▶ [WHAT YOU ARE ASKED TO DO]
Copy out all lines that hold "chart".

▶ [RECORDS FOR PROCESSING]

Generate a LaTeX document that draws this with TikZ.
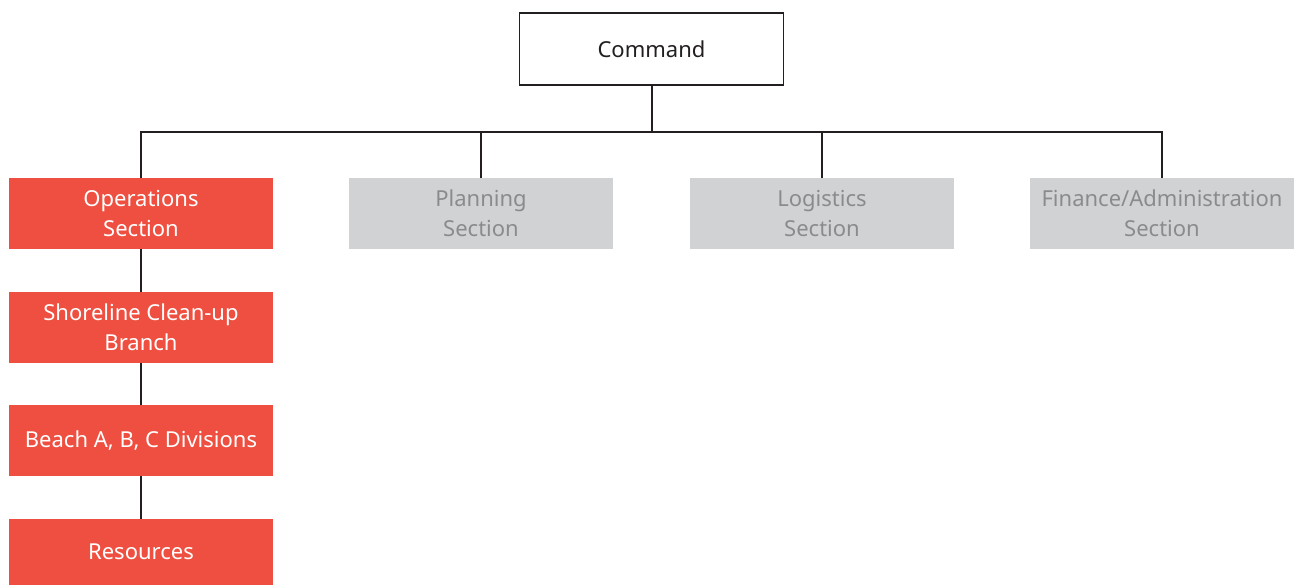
\documentclass[tikz,border=0pt]{standalone}
\usepackage{fontspec}
\setmainfont{Noto Sans}
\definecolor{opsred}{HTML}{EF4F40}
\definecolor{mutedfill}{HTML}{D1D2D4}
\definecolor{mutedtext}{HTML}{8A8B8D}
\definecolor{inkline}{HTML}{231F20}
\begin{document}
\begin{tikzpicture}[x=1pt,y=-1pt,
  unit/.style={rectangle, inner sep=0pt, align=center, font=\fontsize{22}{30}\selectfont},
  cmdbox/.style={unit, draw=inkline, line width=1.2pt, fill=white, text=inkline, minimum width=264pt, minimum height=72pt},
  opsbox/.style={unit, fill=opsred, text=white, minimum width=264pt, minimum height=71pt},
  sectbox/.style={unit, fill=mutedfill, text=mutedtext, minimum width=264pt, minimum height=71pt},
  link/.style={draw=inkline, line width=2pt}]
\useasboundingbox (0,0) rectangle (1296,585);
\begin{scope}
\clip (0,0) rectangle (1296,585);
% top of the chart
\node[cmdbox] (command) at (651.5,49) {Command};
% sections
\node[opsbox] (ops) at (141,213.5) {Operations\\Section};
\node[sectbox] (plan) at (481,213.5) {Planning\\Section};
\node[sectbox] (logi) at (822,213.5) {Logistics\\Section};
\node[sectbox] (fin) at (1162,213.5) {Finance/Administration\\Section};
% operations chain
\node[opsbox] (shore) at (141,327.5) {Shoreline Clean-up\\Branch};
\node[opsbox] (beach) at (141,440.5) {Beach A, B, C Divisions};
\node[opsbox, minimum height=66pt] (res) at (141,552) {Resources};
% connectors
\coordinate (bus) at (651.5,132);
\draw[link] (command.south) -- (bus);
\draw[link] (ops.north) |- (bus) -| (fin.north);
\draw[link] (plan.north) -- (plan.north |- bus);
\draw[link] (logi.north) -- (logi.north |- bus);
\draw[link] (ops.south) -- (shore.north);
\draw[link] (shore.south) -- (beach.north);
\draw[link] (beach.south) -- (res.north);
\end{scope}
\end{tikzpicture}
\end{document}
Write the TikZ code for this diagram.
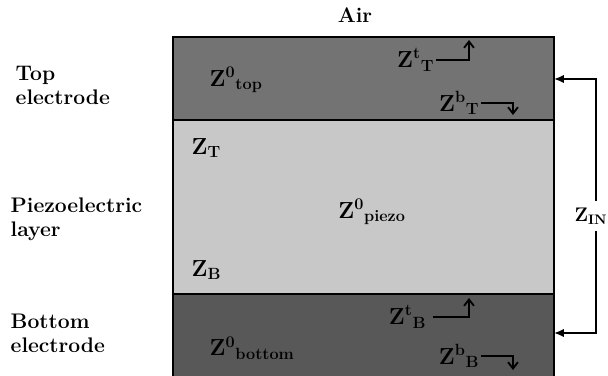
\documentclass[tikz,border=0pt]{standalone}
\usepackage{tikz}
\usetikzlibrary{
    arrows.meta,
    positioning
}
\usepackage{xcolor}
\definecolor{topgray}{RGB}{115,115,115}
\definecolor{botgray}{RGB}{88,88,88}
\definecolor{piezogray}{RGB}{200,200,200}

\begin{document}
\begin{tikzpicture}[
        x=0.025cm, y=-0.025cm,
        >=Stealth,
        lbl/.style={
            font=\fontsize{15}{17}\selectfont\bfseries,
            inner sep=1pt
        },
        zlbl/.style={
            font=\fontsize{16.5}{18}\selectfont\bfseries,
            inner sep=1pt
        },
        side/.style={
            lbl,
            align=left,
            anchor=west
        },
        layer/.style={
            draw=black,
            line width=1.4pt
        },
        flow/.style={
            line width=1.3pt,
            -{Straight Barb[length=4.5pt,width=7pt]}
        }
    ]
        \useasboundingbox (0,0) rectangle (608,376);
        % layers
        \fill[piezogray] (173,120) rectangle (554,294);
        \draw[layer, fill=topgray] (173,37) rectangle (554,120);
        \draw[layer, fill=botgray] (173,294) rectangle (554,380);
        \draw[layer] (173,120) -- (173,294);
        \draw[layer] (554,120) -- (554,294);

        \node[lbl] (air) at (355,15) {Air};
        \node[side] (top) at (14,85) {Top\\electrode};
        \node[side] (piezo) at (9,219) {Piezoelectric\\layer};
        \node[side] (bottom) at (9,333) {Bottom\\electrode};

        \node[zlbl, anchor=west] (z0top) at (208,80) {Z\textsuperscript{0}\textsubscript{top}};
        \node[zlbl, anchor=west] (zT) at (190,148) {Z\textsubscript{T}};
        \node[zlbl] (z0piezo) at (372,212) {Z\textsuperscript{0}\textsubscript{piezo}};
        \node[zlbl, anchor=west] (zB) at (190,270) {Z\textsubscript{B}};
        \node[zlbl, anchor=west] (z0bot) at (208,348) {Z\textsuperscript{0}\textsubscript{bottom}};

        \node[zlbl, anchor=east] (ztT) at (436,60) {Z\textsuperscript{t}\textsubscript{T}};
        \node[zlbl, anchor=east] (zbT) at (481,103) {Z\textsuperscript{b}\textsubscript{T}};
        \node[zlbl, anchor=east] (ztB) at (428,317) {Z\textsuperscript{t}\textsubscript{B}};
        \node[zlbl, anchor=east] (zbB) at (481,356) {Z\textsuperscript{b}\textsubscript{B}};
        \node[lbl, inner sep=0pt, font=\fontsize{14}{16}\selectfont\bfseries] (zin) at (591,216) {Z\textsubscript{IN}};

        \coordinate (ztTend) at (469,40);
        \coordinate (zbTend) at (513,115);
        \coordinate (ztBend) at (469,298);
        \coordinate (zbBend) at (513,370);
        \coordinate (inTop) at (554,79);
        \coordinate (inBot) at (554,333);

        \draw[flow] (ztT.east) -| (ztTend);
        \draw[flow] (zbT.east) -| (zbTend);
        \draw[flow] (ztB.east) ++(5,0) -| (ztBend);
        \draw[flow] (zbB.east) -| (zbBend);

        \draw[-{Latex[length=7pt,width=6pt]}, line width=1.3pt] (596,201) |- (inTop);
        \draw[-{Latex[length=7pt,width=6pt]}, line width=1.3pt] (596,231) |- (inBot);
    \end{tikzpicture}
\end{document}
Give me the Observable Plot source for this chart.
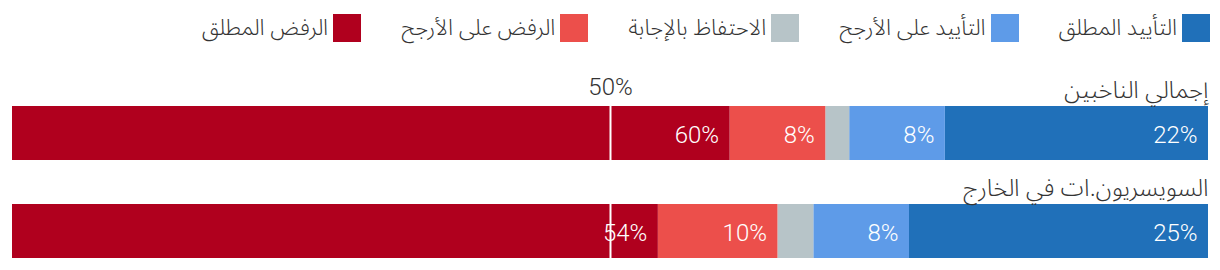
<!DOCTYPE html>
<html>
<head>
<meta charset="utf-8">
<script src="https://cdn.jsdelivr.net/npm/d3@7"></script>
<script src="https://cdn.jsdelivr.net/npm/@observablehq/plot@0.6"></script>
<style>
  html, body { margin: 0; padding: 0; background: #fff; }
  body { width: 1220px; font-family: "Noto Sans Arabic", "Noto Sans", "DejaVu Sans", sans-serif; }
  #legend { height: 56px; display: flex; flex-direction: row; direction: rtl; align-items: center;
            padding-right: 10px; box-sizing: border-box; }
  .item { display: flex; align-items: center; margin-left: 40px; font-size: 22px; color: #333; font-weight: 300; }
  .sw { width: 28px; height: 28px; margin-left: 5px; }
  svg { display: block; }
</style>
</head>
<body>
<div id="legend"></div>
<div id="chart"></div>
<script>
const rows = ["إجمالي الناخبين", "السويسريون.ات في الخارج"];
const categories = ["التأييد المطلق", "التأييد على الأرجح", "الاحتفاظ بالإجابة", "الرفض على الأرجح", "الرفض المطلق"];
const colors = ["#2070b9", "#5e9be8", "#b7c4c8", "#ec4f4b", "#b0001e"];
const totalVoters = [22, 8, 2, 8, 60];
const swissAbroad = [25, 8, 3, 10, 54];
const midLabel = "50%";

const series = [totalVoters, swissAbroad];
const data = [];
rows.forEach((row, i) => {
  let acc = 0;
  series[i].forEach((v, j) => {
    data.push({row, cat: categories[j], value: v, x1: acc, x2: acc + v});
    acc += v;
  });
});

const legend = d3.select("#legend");
categories.forEach((c, i) => {
  const it = legend.append("div").attr("class", "item");
  it.append("div").attr("class", "sw").style("background", colors[i]);
  it.append("span").text(c);
});

const numFont = "Roboto, sans-serif";
const chart = Plot.plot({
  width: 1220,
  height: 214,
  marginLeft: 12,
  marginRight: 12,
  marginTop: 50,
  marginBottom: 12,
  x: {domain: [0, 100], reverse: true, axis: null},
  y: {domain: rows, axis: null, paddingInner: 0.449, paddingOuter: 0},
  color: {domain: categories, range: colors},
  marks: [
    Plot.barX(data, {x1: "x1", x2: "x2", y: "row", fill: "cat"}),
    Plot.tickX(rows, {x: () => 50, y: d => d, stroke: "white", strokeWidth: 2}),
    Plot.text(data.filter(d => d.value >= 5), {
      x: "x1", y: "row", text: d => d.value + "%", textAnchor: "end", dx: -11, dy: 2,
      fill: "white", fontSize: 24, fontWeight: 300, fontFamily: numFont
    }),
    Plot.text(rows, {
      x: () => 0, y: d => d, text: d => d, textAnchor: "end", lineAnchor: "bottom", dy: -36,
      fill: "#333", fontSize: 24, fontWeight: 300,
      fontFamily: "'Noto Sans Arabic', 'Noto Sans', 'DejaVu Sans', sans-serif"
    }),
    Plot.text([midLabel], {
      x: () => 50, y: () => rows[0], text: d => d, textAnchor: "middle", lineAnchor: "bottom", dy: -39,
      fill: "#333", fontSize: 24, fontWeight: 300, fontFamily: numFont
    })
  ]
});
document.getElementById("chart").appendChild(chart);
</script>
</body>
</html>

▶ [ANSWER]
% top of the chart
Give me the Observable Plot source for this chart.
<div id="chart"></div>
const chart = Plot.plot({
document.getElementById("chart").appendChild(chart);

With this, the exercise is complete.